After studying at the Music and Art High School, New School for Social Research and City College, all in New York, Eleanor Antin matured as an artist while hanging out with poets, experimental theatre makers and members of the Fluxus movement in the bohemian underground culture of 1960s’ New York. In 1968, she moved to California, where she became a key figure in the burgeoning feminist movement of the West coast. A committed activist and a pioneer in the use of new media such as performance and video, Antin soon became a referent for many American artists who were critical of tradition. Her vibrant and daring projects address questions of identity, cultural tradition and the social role of women. For over fifty years, she worked with her own body and multiple alter-egos, incorporating a variety of genres, races, professions, historical moments and geographic locations. Eager to unmask established identity markers as fictitious conventions and vindicate fluid identities, Antin’s art has played an important part in the feminist debates of the twentieth century. Since the early 2000s, she has been working on large-scale photographic compositions that question the conventions of art history.

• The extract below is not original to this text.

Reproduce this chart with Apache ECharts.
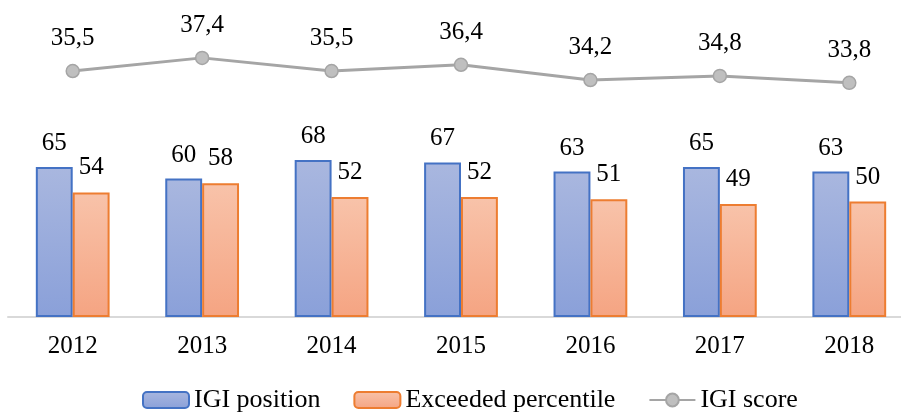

With a long and active artistic career, major exhibitions include MoMA, New York (1973); Clocktower, New York, (1976); Whitney Museum of American Art, New York (1978); Los Angeles Institute of Contemporary Art (1981); San Diego County Museum of Art (1999); and a retrospective at the Los Angeles County Museum of Art (1999). Her work is included in the collections of Chicago Art Institute; Whitney Museum of American Art, New York; MoMA, New York; Modern Art Museum, San Francisco; and MACBA, Barcelona, among many others.